Press Release: IMF Announces Staff-Level Agreement with Guatemala on a Precautionary Stand-By Arrangement

March 26, 2009

Press Release No. 09/92
March 26, 2009

Mr. Gabriel Lopetegui, the International Monetary Fund’s (IMF) mission chief for Guatemala, made the following statement today in Guatemala City:

“During the past two weeks, an IMF staff mission visited Guatemala for discussions on possible IMF financial support for the government's economic program for 2009 and 2010. Agreement with the authorities has been reached at staff-level on a program that could be supported by a 18-month Stand-By Arrangement in the amount of SDR 630.6 million (about US$950 million). The Guatemalan authorities intend to treat the arrangement as precautionary. Guatemala has no immediate balance of payments need, and this program is part of a comprehensive preventive strategy to strengthen the country’s liquidity cushion in the face of an uncertain global environment, thereby enhancing the confidence of investors and market participants. As part of this strategy, an additional US$1 billion of resources from other IFIs, including the World Bank and the IDB, have already been committed for 2009-2010.

“The agreement reached with the authorities is subject to approval by the IMF management and Executive Board, which could consider the request for a Stand-By Arrangement in the second half of April.

“Guatemala’s long standing record of prudent economic policies has helped to consolidate macroeconomic stability, while progress has been made in implementing important structural reforms. However, as in the rest of the region, the global economic and financial crisis is having a negative impact on the Guatemalan economy, including through a deceleration of economic activity and tightening of domestic financial conditions.

“The Guatemalan economy is well positioned to face the adverse external outlook. As the global slowdown is likely to be protracted and significant downside risks still remain, the authorities have designed a program to preserve macroeconomic and financial stability, strengthen social policies, and continue working on improving medium-term growth.

“The authorities’ short-term strategy is based on three pillars: a sustainable fiscal stimulus, with a fiscal deficit of the consolidated public sector that could reach 2.4 percent of GDP in 2009, a monetary policy focused on anchoring inflation at low levels combined with a flexible exchange rate system, and financial policies oriented to continue strengthening the banking sector.

“The authorities have moved quickly in implementing this strategy. Public spending is being refocused on social spending and labor-intensive infrastructure investment. Monetary policy has been supportive and additional liquidity provision has been made available to banks to confront credit risks.

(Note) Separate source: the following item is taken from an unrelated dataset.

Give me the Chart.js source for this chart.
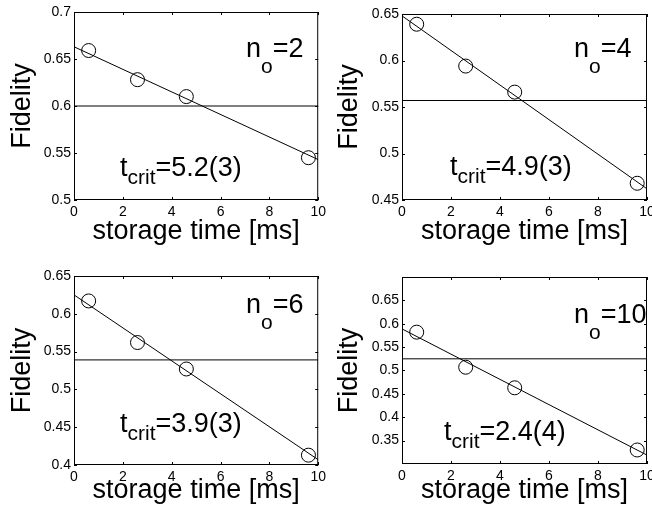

In the banking sector, provisioning requirements are set to increase gradually, to avoid undue procyclical effects while strengthening banks’ capital buffers, and enhanced on-site supervision has been put in place.

“The mission wishes to express its gratitude to the authorities and technical staff of the Ministry of Finance, the Bank of Guatemala, and the Superintendency of Banks, for their warm reception and close collaboration.”